## Begin
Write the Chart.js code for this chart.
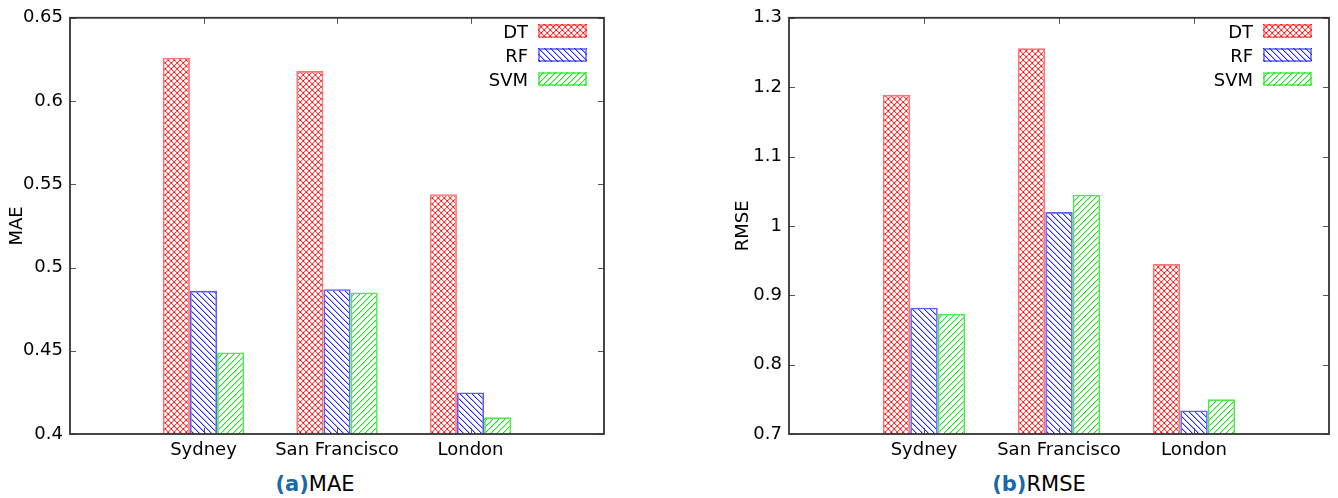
<!DOCTYPE html>
<html><head><meta charset="utf-8">
<script src="https://cdn.jsdelivr.net/npm/chart.js"></script>
<style>
body{margin:0;background:#fff;width:1338px;height:498px;position:relative;overflow:hidden;font-family:"DejaVu Sans",sans-serif;}
canvas.chart{position:absolute;top:0}
.legend{position:absolute;font-size:18px;color:#000;width:200px}
.row{display:flex;align-items:center;height:24px;justify-content:flex-end}
.row span{margin-right:10px}
.row canvas{display:block}
.cap{position:absolute;top:472px;font-size:21px;line-height:24px;transform:translateX(-50%);white-space:nowrap;color:#000}
.cap b{color:#1b6aa6}
</style></head><body>
<canvas id="c1" class="chart" width="669" height="470" style="left:0"></canvas>
<canvas id="c2" class="chart" width="669" height="470" style="left:669px"></canvas>
<div class="legend" id="lg1" style="left:387px;top:19px"></div>
<div class="legend" id="lg2" style="left:1112px;top:19px"></div>
<div class="cap" style="left:315px"><b>(a)</b>MAE</div>
<div class="cap" style="left:1039px"><b>(b)</b>RMSE</div>
<script>
// ---- data ----
const categories = ['Sydney', 'San Francisco', 'London'];
const models = ['DT', 'RF', 'SVM'];
const maeDT  = [0.626, 0.618, 0.544];
const maeRF  = [0.486, 0.487, 0.425];
const maeSVM = [0.449, 0.485, 0.410];
const rmseDT  = [1.189, 1.256, 0.945];
const rmseRF  = [0.882, 1.020, 0.734];
const rmseSVM = [0.873, 1.045, 0.750];
const maeTicks  = [0.4, 0.45, 0.5, 0.55, 0.6, 0.65];
const rmseTicks = [0.7, 0.8, 0.9, 1.0, 1.1, 1.2, 1.3];

// ---- hatch patterns (pixel based, crisp) ----
function makePattern(kind) {
  const N = 6;
  const c = document.createElement('canvas');
  c.width = N; c.height = N;
  const g = c.getContext('2d');
  const px = (x, y, col) => { g.fillStyle = col; g.fillRect(((x % N) + N) % N, ((y % N) + N) % N, 1, 1); };
  if (kind === 'cross') {
    for (let i = 0; i < N; i++) {
      px(i + 1, i, 'rgba(255,0,0,0.25)');
      px(N - 1 - i + 1, i, 'rgba(255,0,0,0.25)');
    }
    for (let i = 0; i < N; i++) {
      px(i, i, 'rgba(255,0,0,0.7)');
      px(N - 1 - i, i, 'rgba(255,0,0,0.7)');
    }
    px(0, 0, 'rgb(255,0,0)'); px(3, 2, 'rgb(255,0,0)');
  } else if (kind === 'back') {
    for (let i = 0; i < N; i++) {
      px(i + 1, i, 'rgba(0,0,255,0.3)');
      px(i, i, 'rgba(0,0,255,0.85)');
    }
  } else {
    for (let i = 0; i < N; i++) {
      px(N - 1 - i + 1, i, 'rgba(0,220,0,0.3)');
      px(N - 1 - i, i, 'rgba(0,220,0,0.9)');
    }
  }
  return g.createPattern(c, 'repeat');
}
const styles = [
  {kind:'cross', border:'rgba(255,40,40,0.65)'},
  {kind:'back',  border:'rgba(40,40,255,0.75)'},
  {kind:'fwd',   border:'rgba(30,230,30,0.8)'}
];

const boxPlugin = {
  id: 'boxTicks',
  afterDatasetsDraw(chart) {
    const {ctx, chartArea: a, scales: {x, y}} = chart;
    ctx.save();
    ctx.strokeStyle = '#555';
    ctx.lineWidth = 1;
    y.ticks.forEach((t, i) => {
      const py = Math.round(y.getPixelForTick(i)) + 0.5;
      ctx.beginPath();
      ctx.moveTo(a.left, py); ctx.lineTo(a.left + 6, py);
      ctx.moveTo(a.right - 6, py); ctx.lineTo(a.right, py);
      ctx.stroke();
    });
    for (let i = 1; i < x.ticks.length - 1; i++) {
      const px = Math.round(x.getPixelForTick(i)) + 0.5;
      ctx.beginPath();
      ctx.moveTo(px, a.top); ctx.lineTo(px, a.top + 6);
      ctx.moveTo(px, a.bottom - 6); ctx.lineTo(px, a.bottom);
      ctx.stroke();
    }
    ctx.strokeStyle = '#333';
    ctx.lineWidth = 1.8;
    ctx.strokeRect(a.left, a.top, a.right - a.left, a.bottom - a.top);
    ctx.restore();
  }
};

function fmt(v, d) { return String(+v.toFixed(d)); }

function build(id, series, ticks, title, yWidth, padRight, titlePad, dec) {
  const labels = ['', ...categories, ''];
  const step = +(ticks[1] - ticks[0]).toFixed(3);
  new Chart(document.getElementById(id), {
    type: 'bar',
    data: {
      labels,
      datasets: series.map((s, i) => ({
        label: models[i],
        data: [null, ...s, null],
        backgroundColor: makePattern(styles[i].kind),
        borderColor: styles[i].border,
        borderWidth: 1.6,
        barPercentage: 1,
        categoryPercentage: 0.61
      }))
    },
    options: {
      responsive: false,
      animation: false,
      layout: {padding: {left: 0, right: padRight, top: 14, bottom: 0}},
      plugins: {legend: {display: false}, tooltip: {enabled: false}},
      scales: {
        x: {
          offset: false,
          grid: {display: false, drawTicks: false},
          border: {display: false},
          ticks: {autoSkip: false, maxRotation: 0, padding: 6, color: '#000',
                  font: {family: 'DejaVu Sans', size: 18}},
          afterFit: s => { s.height = 36; }
        },
        y: {
          min: ticks[0], max: ticks[ticks.length - 1],
          grid: {display: false, drawTicks: false},
          border: {display: false},
          ticks: {stepSize: step, padding: 7, color: '#000',
                  font: {family: 'DejaVu Sans', size: 18},
                  callback: v => fmt(v, dec)},
          title: {display: true, text: title, color: '#000',
                  font: {family: 'DejaVu Sans', size: 18},
                  padding: {top: titlePad, bottom: 0}},
          afterFit: s => { s.width = yWidth; }
        }
      }
    },
    plugins: [boxPlugin]
  });
}

build('c1', [maeDT, maeRF, maeSVM], maeTicks, 'MAE', 70, 65, 7, 2);
build('c2', [rmseDT, rmseRF, rmseSVM], rmseTicks, 'RMSE', 120, 9, 64, 1);

function legend(id) {
  const el = document.getElementById(id);
  models.forEach((m, i) => {
    const row = document.createElement('div');
    row.className = 'row';
    const sp = document.createElement('span');
    sp.textContent = m;
    const cv = document.createElement('canvas');
    cv.width = 49; cv.height = 14;
    const g = cv.getContext('2d');
    g.fillStyle = makePattern(styles[i].kind);
    g.fillRect(0, 0, 49, 14);
    g.strokeStyle = styles[i].border;
    g.lineWidth = 1.5;
    g.strokeRect(1, 1, 47, 12);
    row.appendChild(sp); row.appendChild(cv);
    el.appendChild(row);
  });
}
legend('lg1');
legend('lg2');
</script>
</body></html>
## End
— What to work on —
Your task is to return the lines above, from the first one up to and including the line containing "const rmseTicks = [0.7, 0.8, 0.9, 1.0, 1.1, 1.2, 1.3];", minus any pictures.

— Finished task —
Write the Chart.js code for this chart.
<!DOCTYPE html>
<html><head><meta charset="utf-8">
<script src="https://cdn.jsdelivr.net/npm/chart.js"></script>
<style>
body{margin:0;background:#fff;width:1338px;height:498px;position:relative;overflow:hidden;font-family:"DejaVu Sans",sans-serif;}
canvas.chart{position:absolute;top:0}
.legend{position:absolute;font-size:18px;color:#000;width:200px}
.row{display:flex;align-items:center;height:24px;justify-content:flex-end}
.row span{margin-right:10px}
.row canvas{display:block}
.cap{position:absolute;top:472px;font-size:21px;line-height:24px;transform:translateX(-50%);white-space:nowrap;color:#000}
.cap b{color:#1b6aa6}
</style></head><body>
<canvas id="c1" class="chart" width="669" height="470" style="left:0"></canvas>
<canvas id="c2" class="chart" width="669" height="470" style="left:669px"></canvas>
<div class="legend" id="lg1" style="left:387px;top:19px"></div>
<div class="legend" id="lg2" style="left:1112px;top:19px"></div>
<div class="cap" style="left:315px"><b>(a)</b>MAE</div>
<div class="cap" style="left:1039px"><b>(b)</b>RMSE</div>
<script>
// ---- data ----
const categories = ['Sydney', 'San Francisco', 'London'];
const models = ['DT', 'RF', 'SVM'];
const maeDT  = [0.626, 0.618, 0.544];
const maeRF  = [0.486, 0.487, 0.425];
const maeSVM = [0.449, 0.485, 0.410];
const rmseDT  = [1.189, 1.256, 0.945];
const rmseRF  = [0.882, 1.020, 0.734];
const rmseSVM = [0.873, 1.045, 0.750];
const maeTicks  = [0.4, 0.45, 0.5, 0.55, 0.6, 0.65];
const rmseTicks = [0.7, 0.8, 0.9, 1.0, 1.1, 1.2, 1.3];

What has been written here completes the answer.